39.08 The ICDR Rules do not contain a catch-all ‘General Rule’ of the sort found in ICC Rules, Article 41, and LCIA Rules, Article 32, in which the tribunal and the institution are directed that, in all matters not expressly provided for in the rules, they are to act in the ‘spirit’ of the (p. 327) rules and to make every effort to ensure that the resulting award is enforceable.13 The 2014 Rules Revision Committee discussed amending Article 39 to include such a ‘gap-filling’ provision. Such revision was ultimately considered unnecessary, however, because the ICDR considers that, even though not explicitly stated in the ICDR Rules, such principles are intrinsic to the rules as a whole.14 (p. 328)
7 T Co Metals, LLC v Dempsey Pipe and Supply, Inc, 592 F3d 329, 336–37 (2d Cir 2010). See discussion at paras 33.05–33.08.

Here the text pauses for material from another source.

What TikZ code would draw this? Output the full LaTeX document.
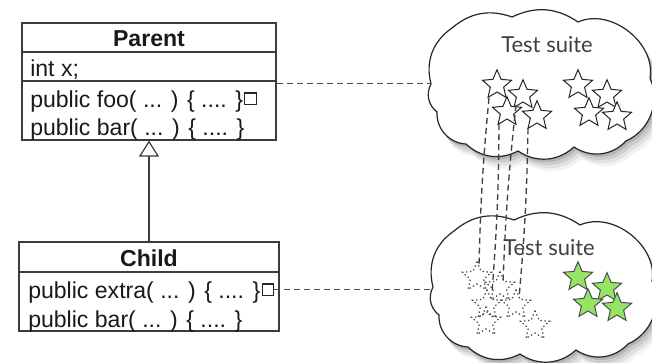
\documentclass[tikz,border=0pt]{standalone}
\usepackage{fontspec}
\setmainfont{Liberation Sans}
\newfontfamily\cloudfont{Lato}
\usetikzlibrary{shapes.geometric, arrows.meta}
\definecolor{stargreen}{RGB}{150,228,100}
\definecolor{umlline}{RGB}{60,60,60}
\newcommand\mycloudoutline{(431,84) to[bend left=35] (452,28) to[bend left=30] (512,17) to[bend left=30] (578,22)
  to[bend left=62] (650,78) to[bend left=45] (626,141) to[bend left=40] (574,147) to[bend left=38] (518,151)
  to[bend left=35] (466,144) to[bend left=45] (437,112) to[bend left=40] (431,84) -- cycle}
\begin{document}
\begin{tikzpicture}[x=0.75pt,y=-0.75pt,
  umlbox/.style={draw=umlline, line width=0.9pt, inner sep=0pt},
  umltext/.style={inner sep=0pt, anchor=base west, font=\fontsize{17.3}{20}\selectfont, text=black!90},
  umlhead/.style={inner sep=0pt, anchor=base, font=\fontsize{17.3}{20}\selectfont\bfseries, text=black!90},
  portsq/.style={draw=black!85, line width=0.8pt, minimum size=8.6pt, inner sep=0pt, anchor=south west},
  dashline/.style={draw=black!70, line width=1pt, dash pattern=on 4.5pt off 3pt},
  vdash/.style={draw=black!75, line width=1pt, dash pattern=on 4.5pt off 3pt},
  suitetitle/.style={font=\cloudfont\fontsize{16.5}{18}\selectfont, text=black!75, inner sep=0pt},
  whitestar/.style={star, star points=5, star point ratio=2.2, minimum size=23pt, inner sep=0pt, draw=black!85, line width=0.75pt, fill=white},
  greenstar/.style={whitestar, fill=stargreen, draw=black!70},
  ghoststar/.style={star, star points=5, star point ratio=2.2, minimum size=23pt, inner sep=0pt, draw=black!75, line width=0.9pt, dash pattern=on 1pt off 2pt}
]
\useasboundingbox (0,0) rectangle (652,362);
\clip (0,0) rectangle (652,362);

% ---------- clouds ----------
\foreach \yy/\xx in {0/0, 203/2}{
  \begin{scope}[shift={(\xx,\yy)}]
    \foreach \sx/\sy/\op in {8/12/0.05, 6/9/0.07, 4/6/0.09, 2/3/0.12}{
      \fill[black, opacity=\op, shift={(\sx,\sy)}] \mycloudoutline;
    }
    \filldraw[fill=white, draw=black!85, line width=0.9pt] \mycloudoutline;
  \end{scope}
}
\coordinate (topnotch) at (431,84);
\coordinate (botnotch) at (433,287);
\node[suitetitle] (suite1) at (547,45) {Test suite};
\node[suitetitle] (suite2) at (549,248) {Test suite};

% ---------- Parent ----------
\node[umlbox, minimum width=190.5pt, minimum height=21.75pt] (pname) at (149,37.5) {};
\node[umlbox, minimum width=190.5pt, minimum height=21.75pt] (pattr) at (149,66.5) {};
\node[umlbox, minimum width=190.5pt, minimum height=44.25pt] (pmeth) at (149,110.5) {};
\node[umlhead] (ptitle) at (149,46) {Parent};
\node[umltext] (px) at (30,76) {int x;};
\node[umltext] (pfoo) at (30,107) {public foo( ... ) \{ .... \}};
\node[umltext] (pbar) at (30,135.5) {public bar( ... ) \{ .... \}};
\node[portsq] (pfoosq) at ([shift={(1,-2)}]pfoo.base east) {};

% ---------- Child ----------
\node[umlbox, minimum width=195pt, minimum height=22.5pt] (cname) at (149,257) {};
\node[umlbox, minimum width=195pt, minimum height=44.25pt] (cmeth) at (149,301.5) {};
\node[umlhead] (ctitle) at (149,266) {Child};
\node[umltext] (cextra) at (28,298) {public extra( ... ) \{ .... \}};
\node[umltext] (cbar) at (28,327) {public bar( ... ) \{ .... \}};
\node[portsq] (cextrasq) at ([shift={(1,-2)}]cextra.base east) {};

% inheritance
\draw[draw=umlline, line width=0.9pt, -{Triangle[open, length=12pt, width=15pt, line width=0.9pt]}] (cname.north) -- (pmeth.south);

% ---------- dashed links to clouds ----------
\coordinate (pport) at ([yshift=-1.5pt]pattr.south east);
\draw[dashline] (pport) -- (pport -| topnotch);
\draw[dashline] (cextrasq.east) -- (cextrasq.east -| botnotch);

% ---------- stars ----------
\node[whitestar] (s1) at (497,85) {};
\node[whitestar] (s2) at (523,95) {};
\node[whitestar] (s3) at (507,112) {};
\node[whitestar] (s4) at (537,116) {};
\node[whitestar] (r1) at (578,85) {};
\node[whitestar] (r2) at (607,95) {};
\node[whitestar] (r3) at (589,113) {};
\node[whitestar] (r4) at (617,117) {};

\node[greenstar] (g1) at (578,277) {};
\node[greenstar] (g2) at (607,288) {};
\node[greenstar] (g3) at (588,304) {};
\node[greenstar] (g4) at (617,308) {};

\node[ghoststar] (d1) at (477,277) {};
\node[ghoststar] (d2) at (500,287) {};
\node[ghoststar] (d3) at (487,305) {};
\node[ghoststar] (d4) at (516,305) {};
\node[ghoststar] (d5) at (486,322) {};
\node[ghoststar] (d6) at (535,326) {};

% ---------- moved tests ----------
\draw[vdash] ([shift={(-8,13)}]s1.center) to[bend right=2] ([shift={(2,-11)}]d1.center);
\draw[vdash] ([shift={(-8,12)}]s3.center) to[bend left=2] ([shift={(-8,5)}]d2.center);
\draw[vdash] ([shift={(-7,10)}]s2.center) to[bend right=2] ([shift={(3,-4)}]d2.center);
\draw[vdash] ([shift={(-9,12)}]s4.center) to[bend left=2] ([shift={(3,-7)}]d4.center);
\end{tikzpicture}
\end{document}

9 ibid. See also Contec Corpn v Remote Solution, Co Ltd, 398 F3d 205 (2d Cir 2005) (holding that the parties incorporation of the AAA Commercial Rules manifested intent to have the tribunal determine its own jurisdiction to bind non-signatory to the arbitration agreement), Ecopetrol SA v Offshore Exploration & Production LLC, 46 FSupp3d 327, 344 (SDNY. 2014) (finding that the ‘Court is bound’ to defer to the tribunal’s interpretation and application of the ICDR Rules).
11 See discussion at para 0.70.
12 See <https://www.icdr.org/icdr/faces/i_search>.
13 A similar ‘gap-filling provision’ was considered during the debate on revising the UNCITRAL Rules, but ultimately abandoned in the absence of consensus. See UNCITRAL, Report of Working Group II on the Work of its 52nd Session, UN Doc A/CN.9/688 (19 February 2010) paras 39–44.